Retype word for word the first line of the listing and each line after it up to the line with "import plotly.graph_objects as go", with the pictures taken out.

▼

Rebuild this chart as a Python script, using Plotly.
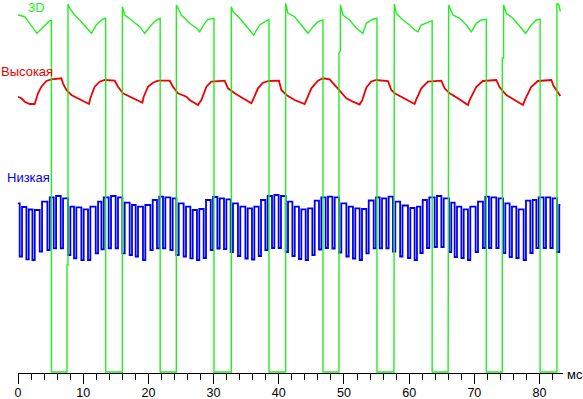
import plotly.graph_objects as go

# ---------------- data (time in ms, level in arbitrary units) ----------------
# 3D trace: (time, level) samples
green_samples = [
    (0.00, 358), (1.03, 356.3), (2.91, 339.7), (4.86, 352.3), (5.12, 352.3), (5.12, 1),
    (7.52, 1), (7.52, 108), (7.67, 108), (7.67, 369),
    (7.93, 364.7), (8.70, 358), (9.46, 353), (10.74, 343), (11.26, 339.7), (12.02, 348),
    (12.79, 353), (13.34, 354.7), (13.45, 354.7), (13.45, 1),
    (16.01, 1), (16.01, 366.3),
    (16.37, 358), (17.39, 353), (18.67, 346.3), (19.43, 339.7), (20.46, 348), (21.23, 353),
    (21.73, 354.7), (21.81, 354.7), (21.81, 1),
    (24.29, 1), (24.29, 368),
    (25.06, 358), (26.33, 349.7), (27.36, 345), (27.87, 341.3), (28.63, 349.7), (29.14, 353.7),
    (29.91, 354.7), (30.06, 354.7), (30.06, 1),
    (32.72, 1), (32.72, 366.3),
    (32.98, 361.3), (34.00, 354.7), (35.03, 346.3), (36.15, 338), (37.07, 348), (37.84, 351.3),
    (38.50, 353.7), (38.50, 1),
    (41.06, 1), (41.06, 369.7),
    (41.41, 359.7), (42.44, 356.3), (43.47, 348), (44.48, 339.7), (45.25, 346.3), (46.01, 351.3),
    (46.78, 353), (46.78, 1),
    (49.23, 1), (49.23, 320), (49.45, 322), (49.45, 368),
    (49.85, 358), (50.87, 353), (51.90, 344.7), (52.91, 339.7), (53.44, 349.7), (54.20, 353),
    (54.97, 354.7), (55.06, 354.7), (55.06, 1),
    (57.67, 1), (57.72, 369),
    (58.03, 359.7), (59.05, 353), (60.08, 348), (60.84, 343), (61.35, 341.3), (61.87, 348),
    (62.64, 350.3), (63.40, 352.3), (63.53, 352.3), (63.53, 1),
    (65.98, 1), (66.06, 368),
    (66.72, 358), (67.75, 354.7), (68.77, 348), (69.54, 341.3), (70.31, 349.7), (71.07, 353),
    (71.73, 353.7), (71.84, 353.7), (71.84, 1),
    (74.29, 1), (74.29, 314.7), (74.49, 314.7), (74.49, 368),
    (74.91, 359.7), (75.92, 354.7), (76.95, 346.3), (77.87, 339.7), (78.74, 348), (79.51, 353),
    (80.02, 353.7), (80.09, 353.7), (80.09, 1),
    (82.67, 1), (82.67, 369.7),
    (82.98, 368), (83.19, 361.3),
]

# "Высокая" trace: (time, level) samples
red_samples = [
    (0.00, 276.3), (0.52, 274.7), (1.03, 271.3), (1.79, 269), (2.56, 269), (2.71, 273),
    (3.07, 279.7), (3.59, 286.3), (4.36, 292), (5.12, 293.7), (6.66, 294.7), (6.90, 289.7),
    (7.42, 283), (8.19, 278), (9.20, 274.7), (10.23, 271.3), (10.89, 269), (11.10, 274.7),
    (11.76, 286.3), (12.53, 291.3), (13.30, 293), (14.83, 292.3), (15.34, 286.3), (16.10, 279.7),
    (17.13, 276.3), (18.16, 273), (19.08, 270.3), (19.28, 276.3), (19.94, 286.3), (20.71, 290.3),
    (21.47, 292.3), (23.27, 292.3), (23.77, 286.3), (24.54, 279.7), (25.83, 276.3), (26.33, 273),
    (27.61, 268), (28.13, 273), (28.90, 286.3), (29.66, 291.3), (31.70, 292.3), (32.21, 284.7),
    (33.24, 279.7), (34.51, 274.7), (35.80, 269.7), (36.04, 273), (36.81, 284.7), (37.58, 290.3),
    (38.50, 292), (40.03, 292.3), (40.40, 283), (41.17, 278), (42.44, 273), (43.97, 269),
    (44.33, 274.7), (45.00, 284.7), (46.01, 292.3), (46.78, 294.7), (47.81, 293.7), (48.57, 288),
    (49.34, 281.3), (50.37, 274.7), (51.38, 271.3), (52.41, 268.5), (52.82, 273), (53.44, 285.5),
    (54.20, 291.5), (54.97, 293), (56.75, 292), (57.27, 283), (57.78, 279.7), (58.80, 276.3),
    (59.82, 273), (60.84, 269), (61.10, 273.7), (61.87, 284.7), (62.88, 291.3), (64.94, 292.3),
    (65.44, 284.7), (66.21, 279.7), (67.48, 274.7), (69.02, 268), (69.28, 273), (70.31, 286.3),
    (71.32, 292), (73.37, 293), (73.88, 285.7), (74.91, 278), (76.18, 273), (77.45, 268),
    (77.87, 274.7), (78.74, 286.3), (79.75, 292), (81.81, 293), (82.16, 287), (82.82, 279.7),
    (83.19, 277),
]

# "Низкая" trace: PWM dips
blue_dip_ms = [
    0.26, 1.29, 2.21, 3.33, 4.51, 5.48, 6.55, 7.67, 8.59, 9.72,
    10.74, 11.92, 12.79, 13.91, 14.98, 16.01, 17.13, 18.05, 19.17, 20.31,
    21.32, 22.24, 23.37, 24.29, 25.41, 26.44, 27.45, 28.48, 29.56, 30.58,
    31.60, 32.62, 33.74, 34.88, 35.89, 36.92, 37.94, 38.96, 39.98, 41.06,
    42.09, 43.10, 44.13, 45.15, 46.17, 47.19, 48.22, 49.23, 50.37, 51.38,
    52.41, 53.44, 54.56, 55.48, 56.50, 57.52, 58.62, 59.82, 60.84, 61.72,
    62.73, 63.91, 64.94, 66.10, 66.98, 68.01, 69.02, 70.20, 71.32, 72.24,
    73.37, 74.39, 75.41, 76.44, 77.56, 78.59, 79.51, 80.63, 81.66, 82.67,
]
blue_dip_width_ms = 0.36
blue_high = [
    169.7, 166, 163.5, 163, 171.3, 175.7, 177, 174.7, 166.3, 165.7,
    163.7, 166.3, 171.3, 175.7, 177, 175.7, 170.3, 168, 166.3, 168,
    173, 176.3, 175.7, 174.7, 169.7, 166.3, 163, 164, 173, 176,
    174.7, 173.7, 169.7, 166.3, 164.7, 166.3, 173, 177, 178, 177,
    171.3, 166.3, 163.7, 164.7, 172.3, 175.7, 176.3, 175.7, 169.7, 166.3,
    164.7, 164, 172.5, 175.7, 174.7, 176.3, 171.3, 167.5, 165, 166.3,
    173, 175.7, 177, 174.7, 170.3, 166.3, 163.7, 166.3, 171.3, 176.3,
    175.7, 174.7, 169.7, 166.3, 163.7, 172.3, 173, 175.7, 175.7, 174.7,
    168,
]
blue_low = [
    116.3, 113.7, 113, 121.3, 123, 124.7, 124.7, 118, 114.7, 113,
    113, 119.7, 123.7, 124.7, 124.7, 119.7, 118, 116.3, 113, 123,
    124.7, 124.7, 123, 118, 116.3, 114.7, 113,
    115, 123, 124.5, 124, 121, 117, 114.5, 113.5, 117, 123,
    125, 125, 121, 117, 114, 113, 118, 123.5, 125, 124.5,
    120.5, 116.5, 114.5, 113, 119.7, 124.7, 124.7, 124.7, 121.3,
    116.5, 115, 113, 120, 125, 126, 126, 121, 116, 115,
    113, 121, 125, 125, 125, 120, 116, 115, 113, 120,
    125, 125, 125, 121,
]
blue_end_ms = 83.19

x_tick_step = 10
x_minor_step = 2
x_max = 83.6
y_max = 373

assert len(blue_high) == len(blue_dip_ms) + 1
assert len(blue_low) == len(blue_dip_ms)

# ---------------- build traces ----------------
gx = [p[0] for p in green_samples]
gy = [p[1] for p in green_samples]
rx = [p[0] for p in red_samples]
ry = [p[1] for p in red_samples]

bx, by = [0.0], [blue_high[0]]
for k, t in enumerate(blue_dip_ms):
    bx += [t, t, t + blue_dip_width_ms, t + blue_dip_width_ms]
    by += [blue_high[k], blue_low[k], blue_low[k], blue_high[k + 1]]
bx.append(blue_end_ms)
by.append(blue_high[-1])

GREEN = "#22ee22"
RED = "#ee0000"
BLUE = "#0000ee"

fig = go.Figure()
fig.add_trace(go.Scatter(x=bx, y=by, mode="lines", line=dict(color=BLUE, width=1.8),
                         hoverinfo="skip", showlegend=False))
fig.add_trace(go.Scatter(x=rx, y=ry, mode="lines", line=dict(color=RED, width=1.8),
                         hoverinfo="skip", showlegend=False))
fig.add_trace(go.Scatter(x=gx, y=gy, mode="lines", line=dict(color=GREEN, width=1.4),
                         hoverinfo="skip", showlegend=False))

font = "Liberation Sans, Arial, sans-serif"
L, R, T, B = 18, 20, 0, 26
W, H = 583, 399
pw = W - L - R
ph = H - T - B

def px_x(px):
    return (px - L) / pw

def px_y(py):
    return (H - B - py) / ph

ann = [
    dict(text="3D", x=px_x(36.7), y=px_y(7), color=GREEN, xanchor="center"),
    dict(text="Высокая", x=px_x(-0.5), y=px_y(71), color=RED, xanchor="left"),
    dict(text="Низкая", x=px_x(6), y=px_y(177.5), color=BLUE, xanchor="left"),
    dict(text="мс", x=px_x(566), y=px_y(374), color="black", xanchor="left"),
]
for a in ann:
    fig.add_annotation(text=a["text"], x=a["x"], y=a["y"], xref="paper", yref="paper",
                       xanchor=a["xanchor"], yanchor="middle", showarrow=False,
                       borderpad=0,
                       font=dict(family=font, size=13, color=a["color"]))

fig.update_layout(
    width=W, height=H,
    margin=dict(l=L, r=R, t=T, b=B, pad=0, autoexpand=False),
    paper_bgcolor="white", plot_bgcolor="white",
    xaxis=dict(range=[0, x_max], showgrid=False, zeroline=False,
               showline=True, linecolor="black", linewidth=1,
               ticks="outside", ticklen=10, tickwidth=1, tickcolor="black",
               tick0=0, dtick=x_tick_step, automargin=False,
               ticklabelstandoff=-2,
               minor=dict(dtick=x_minor_step, ticks="outside", ticklen=6,
                          tickwidth=1, tickcolor="black", showgrid=False),
               tickfont=dict(family=font, size=12.5, color="black")),
    yaxis=dict(range=[0, y_max], visible=False, showgrid=False, zeroline=False),
)

fig.write_html("out.html",
               config={"displayModeBar": False, "staticPlot": True},
               post_script="document.body.style.margin='0';document.body.style.padding='0';")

▲

§ FINISHED TASK
Rebuild this chart as a Python script, using Plotly.
import plotly.graph_objects as go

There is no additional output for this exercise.